Comment on architecture
Much as I've learned to admire thoughtful & versatile blogger & Comment editor Gideon Strauss (whose blog & its connections represent for me an ongoing intro to & a sort of paradigmatic example of what good may be pursued in this hall-of-mirrors realm of online published &/or quasi-published dialogue) and have generally found the material coming from the Work Research Foundation of interest, I have to confess my disappointment with the recent Comment article on the question of architecture's importance for Christians a question in which I see a variety of my own special concerns reflected. Though I'm not altogether surprised, truthfully, to find myself disappointed. I think it's really a characteristic pattern for framing questions about culture and the role of Christian thought, a pattern fairly firmly established somewhere well below the surface activity of modern Protestant or Evangelical discourse having connection with Reformed or 'Reformational' tradition, that I'm disappointed with or that I'm gradually discovering resistances to in my own thinking.But I fear that I'm not up to discussing this disappointment usefully, as things stand with me at present. (Which is then its own cause for disappointment, in a way.) I'd like to find a good foothold for some sort of steady & creditable (which is to say suitable for real dialogue) critical engagement with what sometimes looks to me like a considerable range of the ideas represented in the Neocalvinist body of thought &/or that of various borrowers, imitators, or near relatives. It may be a long time before I see the kind of coherence in my own thinking that indicates such a foothold, though; and for now I am coming to some acceptance of this state of limitation I think.
What for me it's interesting to draw out here is that the very form my efforts toward more coherent thinking has seemed to assume, circuitously but persistently, over a period of a little more than a decade, is a clear course toward & through some future formal study of architecture. So the problem of what architecture & its study may be is itself pretty thoroughly woven through all my reflections & meta-reflections [whoa!] about the shape & the durable value of that critical engagement with apparently confronting ideas & interestednesses to which I'm trying (ever more warily) to attain.
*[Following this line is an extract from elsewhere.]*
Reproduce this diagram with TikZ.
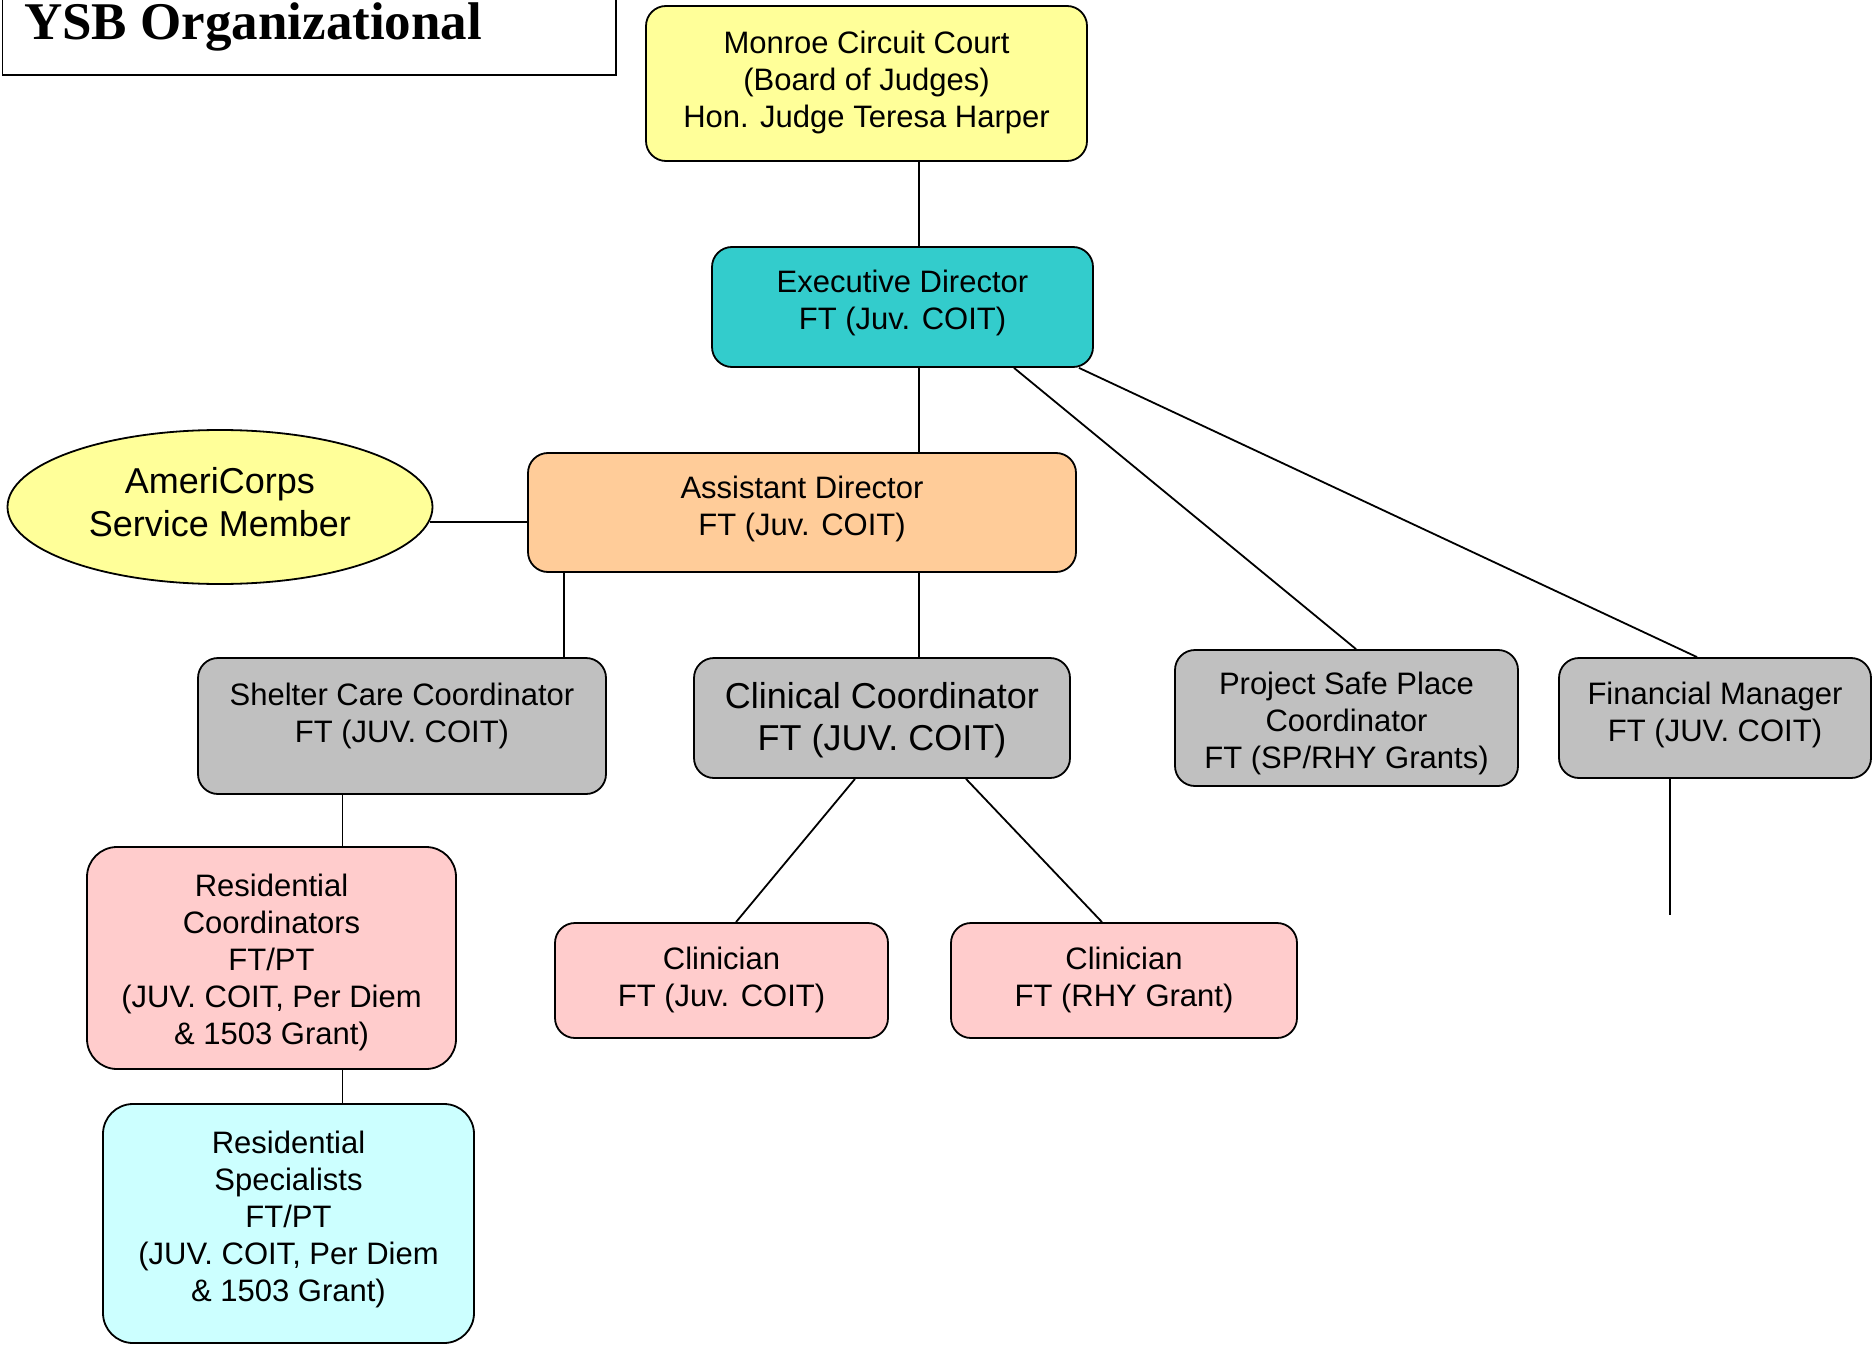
\documentclass[tikz,border=0pt]{standalone}
\usepackage{fontspec}
\setmainfont{Liberation Sans}
\newfontfamily\titlefont{Liberation Serif}
\definecolor{courtyellow}{RGB}{255, 255, 153}
\definecolor{directorteal}{RGB}{51, 204, 204}
\definecolor{assistpeach}{RGB}{255, 204, 153}
\definecolor{staffgray}{RGB}{192, 192, 192}
\definecolor{carepink}{RGB}{255, 204, 204}
\definecolor{specialcyan}{RGB}{204, 255, 255}
\usetikzlibrary{shapes.geometric, positioning}
\tikzset{
	unit/.style={rectangle, rounded corners=20pt, draw=black, line width=1.8pt, align=center, inner sep=0pt, font=\fontsize{31}{37}\selectfont},
	court/.style={unit, fill=courtyellow},
	director/.style={unit, fill=directorteal},
	assist/.style={unit, fill=assistpeach},
	staff/.style={unit, fill=staffgray},
	care/.style={unit, fill=carepink},
	special/.style={unit, fill=specialcyan, rounded corners=30pt},
	volunteer/.style={ellipse, draw=black, line width=1.8pt, fill=courtyellow, align=center, inner sep=0pt, font=\fontsize{36}{43}\selectfont},
	lift/.style={text depth=#1},
	drop/.style={text height=#1},
	link/.style={line width=1.8pt, draw=black},
}

\begin{document}
\begin{tikzpicture}[x=1pt, y=-1pt]
		\useasboundingbox (0,0) rectangle (1873,1348);
		\clip (0,0) rectangle (1873,1348);
		% title box, cut at the top edge
		\draw[line width=1.8pt] (2.4,-10) rectangle (616,75);
		\node[anchor=base west, inner sep=0pt, font=\titlefont\bfseries\fontsize{53}{60}\selectfont] (title) at (24,40) {YSB Organizational};
		% boxes
		\node[court, minimum width=441, minimum height=155, lift=8.5pt] (judges) at (866.5,83.5) {Monroe Circuit Court\\(Board of Judges)\\Hon. Judge Teresa Harper};
		\node[director, minimum width=381, minimum height=120, lift=15pt] (exec) at (902.5,307) {Executive Director\\FT (Juv. COIT)};
		\node[assist, minimum width=548, minimum height=119, lift=13pt] (asst) at (802,512.5) {Assistant Director\\FT (Juv. COIT)};
		\node[volunteer, minimum width=425, minimum height=154, lift=10pt] (americorps) at (220,507) {AmeriCorps\\Service Member};
		\node[staff, minimum width=408, minimum height=136, lift=27pt] (shelter) at (402,726) {Shelter Care Coordinator\\FT (JUV. COIT)};
		\node[staff, minimum width=376, minimum height=120, drop=73pt, font=\fontsize{36}{42}\selectfont] (clinical) at (882,718) {Clinical Coordinator\\FT (JUV. COIT)};
		\node[staff, minimum width=343, minimum height=136, drop=108pt] (safeplace) at (1346.5,718) {Project Safe Place\\Coordinator\\FT (SP/RHY Grants)};
		\node[staff, minimum width=312, minimum height=120, lift=13pt] (finance) at (1715,718) {Financial Manager\\FT (JUV. COIT)};
		\node[care, rounded corners=30pt, minimum width=369, minimum height=222, drop=180pt] (rescoord) at (271.5,958) {Residential\\Coordinators\\FT/PT\\(JUV. COIT, Per Diem\\\& 1503 Grant)};
		\node[special, minimum width=371, minimum height=239, lift=14pt] (resspec) at (288.5,1223.5) {Residential\\Specialists\\FT/PT\\(JUV. COIT, Per Diem\\\& 1503 Grant)};
		\node[care, minimum width=333, minimum height=115, lift=8pt] (clinjuv) at (721.5,980.5) {Clinician\\FT (Juv. COIT)};
		\node[care, minimum width=346, minimum height=115, lift=8pt] (clinrhy) at (1124,980.5) {Clinician\\FT (RHY Grant)};
		% connectors
		\coordinate (spine) at (918.6,0);
		\coordinate (shelterdrop) at (564,0);
		\coordinate (caredrop) at (342.5,0);
		\coordinate (financeend) at (1670,915);
		\draw[link] (judges.south -| spine) -- (exec.north -| spine);
		\draw[link] (exec.south -| spine) -- (asst.north -| spine);
		\draw[link] (asst.south -| spine) -- (clinical.north -| spine);
		\draw[link] ([xshift=111.5pt]exec.south) -- ([xshift=9.5pt]safeplace.north);
		\draw[link] ([xshift=176.5pt]exec.south) -- ([xshift=-18pt]finance.north);
		\draw[link] (americorps.-4.1) -- (americorps.-4.1 -| asst.west);
		\draw[link] (asst.south -| shelterdrop) -- (shelter.north -| shelterdrop);
		\draw[link] (shelter.south -| caredrop) -- (rescoord.north -| caredrop);
		\draw[link] (rescoord.south -| caredrop) -- (resspec.north -| caredrop);
		\draw[link] ([xshift=-27pt]clinical.south) -- ([xshift=14.5pt]clinjuv.north);
		\draw[link] ([xshift=84pt]clinical.south) -- ([xshift=-22pt]clinrhy.north);
		\draw[link] (finance.south -| financeend) -- (financeend);
	\end{tikzpicture}
\end{document}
Well, anyway, there's a good deal in the Comment article (written by a Christian & experienced architect, David Greusel, who seems well versed in the big-picture issues prominent now for at least a couple of generations in the profession) that I'd like to examine beginning with its implicit central premise, that architecture (or, more generally, 'design') is a category of human activity or experience whose importance needs to be explained (biblically or otherwise) to & urged for consideration on Christians, or anyone else. That might seem like an odd place to start objecting, since architectural conditions in the U.S. (at least) have for half a century been so widely, and in many respects so precipitously, in decline. Surely what's called for is improving of architectural sensitivities across the social spectrum, and to that end, among other programs, advancing a well-defined Christian understanding of the problem? I don't say that cultural critiques in this vein don't recognize real & serious failure present in American life, or that public attention to architecture is at a healthy state of development hardly! But at the same time, the more I hear the problems lofted in puffy ethicalisms like this
In the United States, especially the richest country in the world the standards of acceptable design in the public realm are astonishingly low. Unfortunately, the church is as much to blame for this fact as anyone. Where the church used to be explicitly a center of community life and a benchmark of architectural beauty, North American Christians, especially Protestants, have bought into the spirit of pragmatism that values utility over beauty and economy over excellence. the more I'm inclined to think there's some kind of intellectual tail-chasing, especially in the context of explicitly Christian dialogue, going on behind all this concern with culture & 'excellence'. 'Standards of design', 'utility vs. beauty', sepia-toned notions of community life, &c. ideas like these are not nearly as graspable in substance, to my thinking, as their plugging-in in exhortative language of this kind suggests. In fact I suspect that glib & connectionless usages like this are more likely to confirm people, broadly speaking, in what come finally to architecturally insensitive & inattentive mindsets than they are to lead to meaningful revival in attitudes toward the potentials of significance & the particulars of form of buildings & places even while, perhaps, repetition of the phrases encourages more spending on design services (& design academia & so on).
Of course, suspicions aren't arguments. But that's where I'll have to leave things for now.